Okay, it’s actually why you shouldn’t force your children to hand out hugs to people ever. More and more, parents are realizing the importance of discussing physical boundaries, bodily autonomy, and consent with their children, and extending those lessons to activities that have been considered harmless for generations.
Think tickling your child as they shriek the word ‘stop’ over and over, or forcing your kid to hug and kiss a relative they barely know when they show up for holiday dinner. Basically, the things we were expected to do without question aren’t kosher when it comes to raising empowered, aware children in this new generation.
The Girl Scouts are on board, issuing a statement aimed directly at parents:
“Telling your child she owes someone a hug either just because she hasn’t seen this person in a while or because they gave her a gift can set the stage for her questioning whether she ‘owes’ another person any type of physical affection when they’ve bought her dinner or done something else seemingly nice for her later in life.”
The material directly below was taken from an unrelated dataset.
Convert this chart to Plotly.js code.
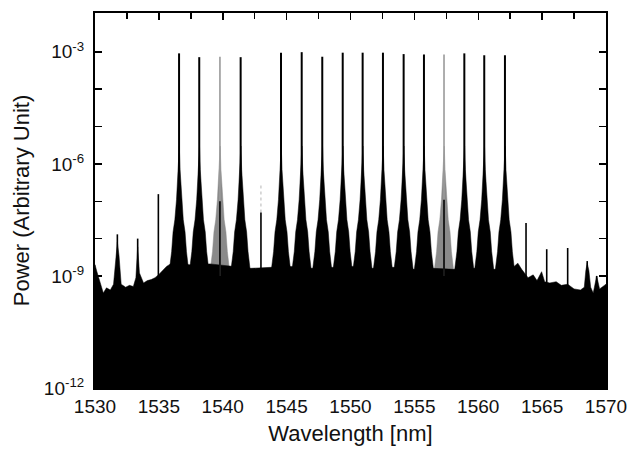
<!DOCTYPE html>
<html>
<head>
<meta charset="utf-8">
<script src="https://cdn.plot.ly/plotly-3.0.1.min.js"></script>
<style>html,body{margin:0;padding:0;background:#fff;}#chart{width:630px;height:450px;}</style>
</head>
<body>
<div id="chart"></div>
<script>
// ---- data ----
// strong comb lines drawn in black
const blackPeakWl  = [1536.58, 1538.16, 1541.40, 1544.56, 1546.18, 1547.79, 1549.39, 1550.95, 1552.54, 1554.16, 1555.75, 1558.91, 1560.47, 1562.09];
const blackPeakPow = [9.1e-4, 7.2e-4, 7.2e-4, 9.5e-4, 9.8e-4, 7.4e-4, 9.5e-4, 9.5e-4, 9.5e-4, 8.7e-4, 8.5e-4, 9.1e-4, 8.1e-4, 8.1e-4];
// strong comb lines drawn in grey
const greyPeakWl  = [1539.78, 1557.32];
const greyPeakPow = [7.4e-4, 8.5e-4];
// faint grey line
const faintPeakWl  = [1542.99];
const faintPeakPow = [3.0e-7];
// small side spikes (black)
const spikeWl  = [1531.75, 1533.34, 1534.96, 1539.78, 1542.99, 1557.32, 1563.74, 1565.36, 1567.00, 1568.53, 1569.27];
const spikePow = [1.3e-8, 1.0e-8, 1.55e-7, 1.0e-7, 5.0e-8, 1.1e-7, 2.6e-8, 5.2e-9, 5.6e-9, 2.5e-9, 1.0e-9];
// skirt of a comb line: distance from line centre [nm] and power reached there
const skirtOffset = [0.02, 0.08, 0.2, 0.33, 0.47, 0.58, 0.74, 0.85];
const skirtPow    = [3e-6, 7e-7, 1.1e-7, 3.2e-8, 1.5e-8, 4.5e-9, 1.5e-9, 8e-10];
// upper edge of the noise floor
const noiseWl = [1530.0, 1530.15, 1530.35, 1530.65, 1530.9, 1531.2, 1531.45, 1531.62, 1531.75, 1531.88, 1532.05, 1532.4, 1532.7, 1533.0, 1533.2, 1533.34, 1533.48, 1533.8, 1534.1, 1534.4, 1534.7, 1535.0, 1535.3, 1535.6, 1536.0,
  1537.4, 1539.0, 1540.6, 1542.2, 1543.8, 1545.4, 1547.0, 1548.6, 1550.2, 1551.7, 1553.4, 1555.0, 1556.5, 1558.1, 1559.7, 1561.3,
  1562.8, 1563.1, 1563.4, 1563.9, 1564.3, 1564.6, 1564.96, 1565.2, 1565.6, 1566.1, 1566.5, 1567.0, 1567.5, 1568.0, 1568.3, 1568.42, 1568.53, 1568.66, 1568.8, 1569.0, 1569.27, 1569.5, 1570.0];
const noisePow = [2.0e-9, 1.3e-9, 8e-10, 3.5e-10, 4.8e-10, 4.2e-10, 6e-10, 3.5e-9, 8e-9, 3.5e-9, 6e-10, 5e-10, 5.6e-10, 5.2e-10, 9e-10, 6e-9, 1.2e-9, 6.5e-10, 7.5e-10, 8e-10, 9e-10, 1.1e-9, 1.4e-9, 1.8e-9, 2.2e-9,
  2.0e-9, 2.1e-9, 1.8e-9, 1.6e-9, 1.7e-9, 1.8e-9, 1.6e-9, 1.7e-9, 1.8e-9, 1.6e-9, 1.7e-9, 1.5e-9, 1.6e-9, 1.5e-9, 1.6e-9, 1.5e-9,
  1.8e-9, 2.2e-9, 1.5e-9, 9e-10, 1.07e-9, 7.5e-10, 1.3e-9, 7e-10, 6.5e-10, 7e-10, 5.6e-10, 6e-10, 4.5e-10, 4.2e-10, 5e-10, 1.4e-9, 2.2e-9, 1.4e-9, 5e-10, 3.5e-10, 1.0e-9, 4.5e-10, 6e-10];
const floorPow = 1e-13;
const xTicks = [1530, 1535, 1540, 1545, 1550, 1555, 1560, 1565, 1570];
const yTickVals = [1e-12, 1e-9, 1e-6, 1e-3];
const yTickText = ['10<sup>-12</sup>', '10<sup>-9</sup>', '10<sup>-6</sup>', '10<sup>-3</sup>'];
const yMinorVals = [1e-11, 1e-10, 1e-8, 1e-7, 1e-5, 1e-4];

// ---- build traces ----
function skirts(centres) {
  const x = [], y = [];
  centres.forEach(c => {
    for (let i = skirtOffset.length - 1; i >= 0; i--) { x.push(c - skirtOffset[i]); y.push(skirtPow[i]); }
    for (let i = 0; i < skirtOffset.length; i++) { x.push(c + skirtOffset[i]); y.push(skirtPow[i]); }
    x.push(null); y.push(null);
  });
  return {x, y};
}
function lines(wl, pow, base) {
  const x = [], y = [];
  wl.forEach((c, i) => { x.push(c, c, null); y.push(base, pow[i], null); });
  return {x, y};
}
const noiseX = [noiseWl[0]].concat(noiseWl, [noiseWl[noiseWl.length - 1]]);
const noiseY = [floorPow].concat(noisePow, [floorPow]);
const gs = skirts(greyPeakWl), bs = skirts(blackPeakWl);
const gl = lines(greyPeakWl, greyPeakPow, 1e-9);
const bl = lines(blackPeakWl, blackPeakPow, 1e-9);
const sl = lines(spikeWl, spikePow, 5e-10);
const fl = lines(faintPeakWl, faintPeakPow, 5e-8);

const common = {mode: 'lines', hoverinfo: 'skip', showlegend: false};
const traces = [
  Object.assign({x: gs.x, y: gs.y, fill: 'toself', fillcolor: '#8a8a8a', line: {width: 0.5, color: '#8a8a8a'}}, common),
  Object.assign({x: noiseX, y: noiseY, fill: 'toself', fillcolor: '#000', line: {width: 0.5, color: '#000'}}, common),
  Object.assign({x: bs.x, y: bs.y, fill: 'toself', fillcolor: '#000', line: {width: 0.5, color: '#000'}}, common),
  Object.assign({x: fl.x, y: fl.y, line: {width: 1, color: '#b5b5b5', dash: 'dot'}}, common),
  Object.assign({x: gl.x, y: gl.y, line: {width: 1.6, color: '#9a9a9a'}}, common),
  Object.assign({x: bl.x, y: bl.y, line: {width: 2, color: '#000'}}, common),
  Object.assign({x: sl.x, y: sl.y, line: {width: 1.6, color: '#000'}}, common)
];

const font = 'Liberation Sans, Arial, sans-serif';
const layout = {
  width: 630, height: 450,
  margin: {l: 95, r: 24, t: 13, b: 62},
  paper_bgcolor: '#fff', plot_bgcolor: '#fff',
  showlegend: false,
  font: {family: font, color: '#111'},
  xaxis: {
    range: [1530, 1570], tickvals: xTicks, ticks: 'inside', ticklen: 7, tickwidth: 1.5, tickcolor: '#000',
    showline: true, linewidth: 2, linecolor: '#000', mirror: 'ticks', showgrid: false, zeroline: false,
    minor: {dtick: 2.5, tick0: 1530, ticks: 'inside', ticklen: 6, tickwidth: 1.5, tickcolor: '#000', showgrid: false},
    tickfont: {size: 19, family: font, color: '#111'},
    title: {text: 'Wavelength [nm]', font: {size: 22, family: font, color: '#111'}, standoff: 10},
    automargin: false
  },
  yaxis: {
    type: 'log', range: [-12, -1.96], tickvals: yTickVals, ticktext: yTickText,
    ticks: 'inside', ticklen: 7, tickwidth: 1.5, tickcolor: '#000', ticklabelstandoff: 5,
    showline: true, linewidth: 2, linecolor: '#000', mirror: 'ticks', showgrid: false, zeroline: false,
    minor: {tickvals: yMinorVals, ticks: 'inside', ticklen: 7, tickwidth: 1.5, tickcolor: '#000', showgrid: false},
    tickfont: {size: 19, family: font, color: '#111'},
    title: {text: 'Power (Arbitrary Unit)', font: {size: 22, family: font, color: '#111'}, standoff: 8},
    automargin: false
  }
};
Plotly.newPlot('chart', traces, layout, {staticPlot: true, displayModeBar: false});
</script>
</body>
</html>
If you’re sitting there thinking that’s a bit of a leap, well, it’s really not. Think of it this way: do you want your daughter to think that she owes physical affection to someone who is nice to her or someone who expects it?
I didn’t think so.
We don’t want to believe this can happen to our children, in our family and close friend circles, but the hard truth is that we have to be aware that it can and does. Making sure that our children feel empowered to make choices over their own bodies – and to go even further, to make sure they know they are the only person who can say yes or no when it comes to touching – is a good start when it comes to them being able to handle unwanted advances.
And if you think it’s just girls who need the reminder, think again – 1 in 5 girls will experience some type of unwanted sexual contact by the age of 18, and 8% of boys (1 in 12) will also report the same experience.
I’m not saying you should lay out the cold, disturbing facts for your toddler or preschooler, but I am saying – along with the Girl Scouts – that children that young should know that touching, kissing, and hugging are things we do when we want to, not because its expected of us.